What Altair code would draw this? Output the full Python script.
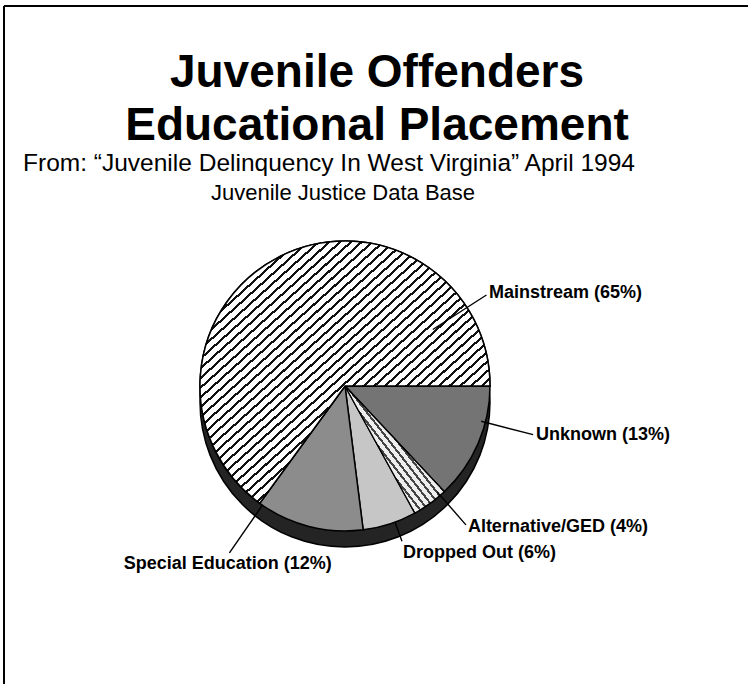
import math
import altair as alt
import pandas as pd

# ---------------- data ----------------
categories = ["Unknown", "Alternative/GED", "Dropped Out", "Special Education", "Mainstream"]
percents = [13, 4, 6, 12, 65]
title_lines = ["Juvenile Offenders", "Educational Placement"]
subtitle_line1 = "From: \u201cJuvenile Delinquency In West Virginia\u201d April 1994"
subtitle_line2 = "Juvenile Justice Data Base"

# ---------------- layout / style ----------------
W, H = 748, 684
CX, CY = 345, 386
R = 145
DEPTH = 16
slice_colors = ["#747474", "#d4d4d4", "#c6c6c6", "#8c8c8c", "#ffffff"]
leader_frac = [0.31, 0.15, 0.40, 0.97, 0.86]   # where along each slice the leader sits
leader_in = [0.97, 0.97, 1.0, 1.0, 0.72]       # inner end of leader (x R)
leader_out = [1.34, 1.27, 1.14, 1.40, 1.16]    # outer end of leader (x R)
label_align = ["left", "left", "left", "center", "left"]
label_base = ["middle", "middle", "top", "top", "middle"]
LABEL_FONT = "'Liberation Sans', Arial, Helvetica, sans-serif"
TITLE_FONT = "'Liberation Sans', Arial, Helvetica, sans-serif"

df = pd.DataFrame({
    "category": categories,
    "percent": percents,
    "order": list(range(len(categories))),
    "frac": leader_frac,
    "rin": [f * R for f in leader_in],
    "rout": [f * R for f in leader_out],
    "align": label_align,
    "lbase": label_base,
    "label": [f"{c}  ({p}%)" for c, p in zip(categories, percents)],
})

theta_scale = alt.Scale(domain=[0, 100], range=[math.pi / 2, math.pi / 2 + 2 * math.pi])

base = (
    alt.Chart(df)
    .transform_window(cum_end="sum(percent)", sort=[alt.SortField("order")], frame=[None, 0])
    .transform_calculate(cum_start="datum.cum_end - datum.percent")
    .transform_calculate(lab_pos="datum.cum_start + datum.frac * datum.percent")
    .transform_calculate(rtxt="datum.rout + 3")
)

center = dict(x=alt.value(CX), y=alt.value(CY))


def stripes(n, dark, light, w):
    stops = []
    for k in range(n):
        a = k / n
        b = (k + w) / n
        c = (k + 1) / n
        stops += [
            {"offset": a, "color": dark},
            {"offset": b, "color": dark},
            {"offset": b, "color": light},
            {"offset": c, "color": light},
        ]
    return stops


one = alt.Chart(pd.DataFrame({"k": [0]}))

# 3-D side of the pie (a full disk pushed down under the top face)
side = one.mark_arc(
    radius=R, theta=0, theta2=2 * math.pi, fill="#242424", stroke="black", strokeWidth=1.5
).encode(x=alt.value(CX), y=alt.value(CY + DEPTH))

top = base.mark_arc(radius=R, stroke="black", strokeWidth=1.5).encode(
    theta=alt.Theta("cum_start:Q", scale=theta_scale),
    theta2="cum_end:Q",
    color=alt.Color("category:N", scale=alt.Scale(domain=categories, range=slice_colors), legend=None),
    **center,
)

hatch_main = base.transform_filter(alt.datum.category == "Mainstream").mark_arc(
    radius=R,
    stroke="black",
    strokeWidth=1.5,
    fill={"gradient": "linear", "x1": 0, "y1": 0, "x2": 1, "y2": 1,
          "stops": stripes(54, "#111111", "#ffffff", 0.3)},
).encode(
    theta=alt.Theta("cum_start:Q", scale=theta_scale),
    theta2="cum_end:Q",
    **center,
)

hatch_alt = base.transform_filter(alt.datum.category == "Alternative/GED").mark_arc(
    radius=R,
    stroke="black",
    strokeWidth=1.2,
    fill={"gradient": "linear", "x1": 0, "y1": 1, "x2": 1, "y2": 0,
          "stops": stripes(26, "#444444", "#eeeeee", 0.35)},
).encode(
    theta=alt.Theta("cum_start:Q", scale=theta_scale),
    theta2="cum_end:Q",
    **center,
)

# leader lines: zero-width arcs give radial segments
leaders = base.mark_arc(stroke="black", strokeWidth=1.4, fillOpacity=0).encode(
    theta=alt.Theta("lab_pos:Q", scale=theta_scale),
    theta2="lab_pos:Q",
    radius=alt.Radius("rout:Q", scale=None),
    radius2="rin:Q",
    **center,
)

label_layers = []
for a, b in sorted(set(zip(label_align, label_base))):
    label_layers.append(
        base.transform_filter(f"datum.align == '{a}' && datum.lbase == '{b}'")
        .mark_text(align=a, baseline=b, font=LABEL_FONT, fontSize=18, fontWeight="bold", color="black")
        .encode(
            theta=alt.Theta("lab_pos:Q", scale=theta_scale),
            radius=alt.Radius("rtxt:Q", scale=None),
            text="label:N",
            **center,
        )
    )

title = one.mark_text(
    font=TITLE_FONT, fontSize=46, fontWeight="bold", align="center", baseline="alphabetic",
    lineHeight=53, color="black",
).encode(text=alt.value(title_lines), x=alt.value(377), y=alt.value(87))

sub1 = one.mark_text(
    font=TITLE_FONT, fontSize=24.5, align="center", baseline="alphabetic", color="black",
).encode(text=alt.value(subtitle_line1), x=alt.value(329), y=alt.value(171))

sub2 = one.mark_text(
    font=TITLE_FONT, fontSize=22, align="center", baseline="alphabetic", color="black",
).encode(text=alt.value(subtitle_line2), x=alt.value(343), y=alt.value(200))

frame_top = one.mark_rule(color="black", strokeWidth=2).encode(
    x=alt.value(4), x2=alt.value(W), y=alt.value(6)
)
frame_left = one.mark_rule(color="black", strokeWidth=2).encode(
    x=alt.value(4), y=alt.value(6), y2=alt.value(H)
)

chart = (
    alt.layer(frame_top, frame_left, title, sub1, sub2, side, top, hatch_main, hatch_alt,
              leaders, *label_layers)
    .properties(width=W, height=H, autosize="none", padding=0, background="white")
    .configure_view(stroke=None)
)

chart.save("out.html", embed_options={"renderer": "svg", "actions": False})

+ + + +

- WRITTEN REQUEST
Quote the material word for word, dropping any images it holds.

- THE RESPONSE
What Altair code would draw this? Output the full Python script.
import math
import altair as alt
import pandas as pd

# ---------------- data ----------------
categories = ["Unknown", "Alternative/GED", "Dropped Out", "Special Education", "Mainstream"]
percents = [13, 4, 6, 12, 65]
title_lines = ["Juvenile Offenders", "Educational Placement"]
subtitle_line1 = "From: \u201cJuvenile Delinquency In West Virginia\u201d April 1994"
subtitle_line2 = "Juvenile Justice Data Base"

# ---------------- layout / style ----------------
W, H = 748, 684
CX, CY = 345, 386
R = 145
DEPTH = 16
slice_colors = ["#747474", "#d4d4d4", "#c6c6c6", "#8c8c8c", "#ffffff"]
leader_frac = [0.31, 0.15, 0.40, 0.97, 0.86]   # where along each slice the leader sits
leader_in = [0.97, 0.97, 1.0, 1.0, 0.72]       # inner end of leader (x R)
leader_out = [1.34, 1.27, 1.14, 1.40, 1.16]    # outer end of leader (x R)
label_align = ["left", "left", "left", "center", "left"]
label_base = ["middle", "middle", "top", "top", "middle"]
LABEL_FONT = "'Liberation Sans', Arial, Helvetica, sans-serif"
TITLE_FONT = "'Liberation Sans', Arial, Helvetica, sans-serif"

df = pd.DataFrame({
    "category": categories,
    "percent": percents,
    "order": list(range(len(categories))),
    "frac": leader_frac,
    "rin": [f * R for f in leader_in],
    "rout": [f * R for f in leader_out],
    "align": label_align,
    "lbase": label_base,
    "label": [f"{c}  ({p}%)" for c, p in zip(categories, percents)],
})

theta_scale = alt.Scale(domain=[0, 100], range=[math.pi / 2, math.pi / 2 + 2 * math.pi])

base = (
    alt.Chart(df)
    .transform_window(cum_end="sum(percent)", sort=[alt.SortField("order")], frame=[None, 0])
    .transform_calculate(cum_start="datum.cum_end - datum.percent")
    .transform_calculate(lab_pos="datum.cum_start + datum.frac * datum.percent")
    .transform_calculate(rtxt="datum.rout + 3")
)

center = dict(x=alt.value(CX), y=alt.value(CY))


def stripes(n, dark, light, w):
    stops = []
    for k in range(n):
        a = k / n
        b = (k + w) / n
        c = (k + 1) / n
        stops += [
            {"offset": a, "color": dark},
            {"offset": b, "color": dark},
            {"offset": b, "color": light},
            {"offset": c, "color": light},
        ]
    return stops


one = alt.Chart(pd.DataFrame({"k": [0]}))

# 3-D side of the pie (a full disk pushed down under the top face)
side = one.mark_arc(
    radius=R, theta=0, theta2=2 * math.pi, fill="#242424", stroke="black", strokeWidth=1.5
).encode(x=alt.value(CX), y=alt.value(CY + DEPTH))

top = base.mark_arc(radius=R, stroke="black", strokeWidth=1.5).encode(
    theta=alt.Theta("cum_start:Q", scale=theta_scale),
    theta2="cum_end:Q",
    color=alt.Color("category:N", scale=alt.Scale(domain=categories, range=slice_colors), legend=None),
    **center,
)

hatch_main = base.transform_filter(alt.datum.category == "Mainstream").mark_arc(
    radius=R,
    stroke="black",
    strokeWidth=1.5,
    fill={"gradient": "linear", "x1": 0, "y1": 0, "x2": 1, "y2": 1,
          "stops": stripes(54, "#111111", "#ffffff", 0.3)},
).encode(
    theta=alt.Theta("cum_start:Q", scale=theta_scale),
    theta2="cum_end:Q",
    **center,
)

hatch_alt = base.transform_filter(alt.datum.category == "Alternative/GED").mark_arc(
    radius=R,
    stroke="black",
    strokeWidth=1.2,
    fill={"gradient": "linear", "x1": 0, "y1": 1, "x2": 1, "y2": 0,
          "stops": stripes(26, "#444444", "#eeeeee", 0.35)},
).encode(
    theta=alt.Theta("cum_start:Q", scale=theta_scale),
    theta2="cum_end:Q",
    **center,
)

# leader lines: zero-width arcs give radial segments
leaders = base.mark_arc(stroke="black", strokeWidth=1.4, fillOpacity=0).encode(
    theta=alt.Theta("lab_pos:Q", scale=theta_scale),
    theta2="lab_pos:Q",
    radius=alt.Radius("rout:Q", scale=None),
    radius2="rin:Q",
    **center,
)

label_layers = []
for a, b in sorted(set(zip(label_align, label_base))):
    label_layers.append(
        base.transform_filter(f"datum.align == '{a}' && datum.lbase == '{b}'")
        .mark_text(align=a, baseline=b, font=LABEL_FONT, fontSize=18, fontWeight="bold", color="black")
        .encode(
            theta=alt.Theta("lab_pos:Q", scale=theta_scale),
            radius=alt.Radius("rtxt:Q", scale=None),
            text="label:N",
            **center,
        )
    )

title = one.mark_text(
    font=TITLE_FONT, fontSize=46, fontWeight="bold", align="center", baseline="alphabetic",
    lineHeight=53, color="black",
).encode(text=alt.value(title_lines), x=alt.value(377), y=alt.value(87))

sub1 = one.mark_text(
    font=TITLE_FONT, fontSize=24.5, align="center", baseline="alphabetic", color="black",
).encode(text=alt.value(subtitle_line1), x=alt.value(329), y=alt.value(171))

sub2 = one.mark_text(
    font=TITLE_FONT, fontSize=22, align="center", baseline="alphabetic", color="black",
).encode(text=alt.value(subtitle_line2), x=alt.value(343), y=alt.value(200))

frame_top = one.mark_rule(color="black", strokeWidth=2).encode(
    x=alt.value(4), x2=alt.value(W), y=alt.value(6)
)
frame_left = one.mark_rule(color="black", strokeWidth=2).encode(
    x=alt.value(4), y=alt.value(6), y2=alt.value(H)
)

chart = (
    alt.layer(frame_top, frame_left, title, sub1, sub2, side, top, hatch_main, hatch_alt,
              leaders, *label_layers)
    .properties(width=W, height=H, autosize="none", padding=0, background="white")
    .configure_view(stroke=None)
)

chart.save("out.html", embed_options={"renderer": "svg", "actions": False})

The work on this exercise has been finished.